Hope that helps with a more thorough understanding of this rather complicated problem!
Best, Shankar
MSJavaScript
commented
2 years ago Thanks for your kindly and detailed explanation, it helps a lot. In fact, I am trying to add Coulomb cutoff in VASP. However, the G vectors in VASP don't have a factor 2pi, so I have to use the formula in Rozzi's paper.

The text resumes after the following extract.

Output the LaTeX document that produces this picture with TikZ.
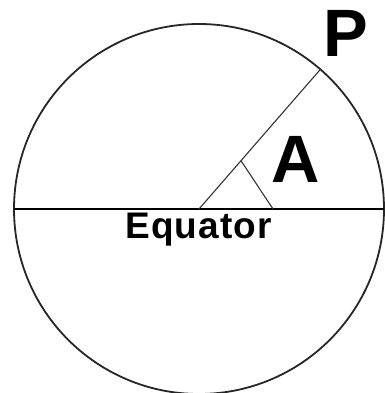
\documentclass[tikz,border=0pt]{standalone}
\usepackage{fontspec}
\setmainfont{Liberation Sans}
\usepackage{tikz}
\usetikzlibrary{calc}

\begin{document}
\begin{tikzpicture}[
  x=1pt, y=1pt,
  rim/.style={line width=1.8pt, black!85},
  eqline/.style={line width=1.5pt},
  thinline/.style={line width=1.1pt, black!80},
  bigletter/.style={anchor=base, inner sep=0pt, font=\fontsize{67}{70}\selectfont\bfseries},
  eqlabel/.style={anchor=base, inner sep=0pt, font=\fontsize{37}{40}\selectfont\bfseries\addfontfeature{LetterSpace=3}}
]
\useasboundingbox (0,0) rectangle (384,393);
% earth
\coordinate (O) at (199,184);
\draw[rim] (O) circle (185);
\coordinate (W) at ($(O)+(180:185)$);
\coordinate (E) at (384,184);
\draw[eqline] (W) -- (E);
% latitude
\coordinate (P) at ($(O)+(49:186)$);
\coordinate (foot) at ($(O)+(49:64)$);
\coordinate (mark) at (273,184);
\draw[thinline] (O) -- (P);
\draw[thinline] (foot) -- (mark);
% labels
\node[eqlabel] (eq) at (198.5,154) {Equator};
\node[bigletter] (lblA) at (296,210) {A};
\node[bigletter] (lblP) at (346,336) {P};
\end{tikzpicture}
\end{document}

If Gx, Gy and Gz ≠ 0, because the exp(-G_|| R) factor, the cutoff kernel is close to bare kernel, but when Gx=Gy=0, the kernel changes its sign at some Gz, that violates the potential completely and I get totally wrong result. (But I wonder why it works in OCTOPUS, it uses exactly the same formulas as those in Rozzi's paper) Anyway, thanks for your detailed answer, it partly solves my problem.
How coulomb cutoff in JDFTx works ? Can you give me some reference about the implementation ? Thanks.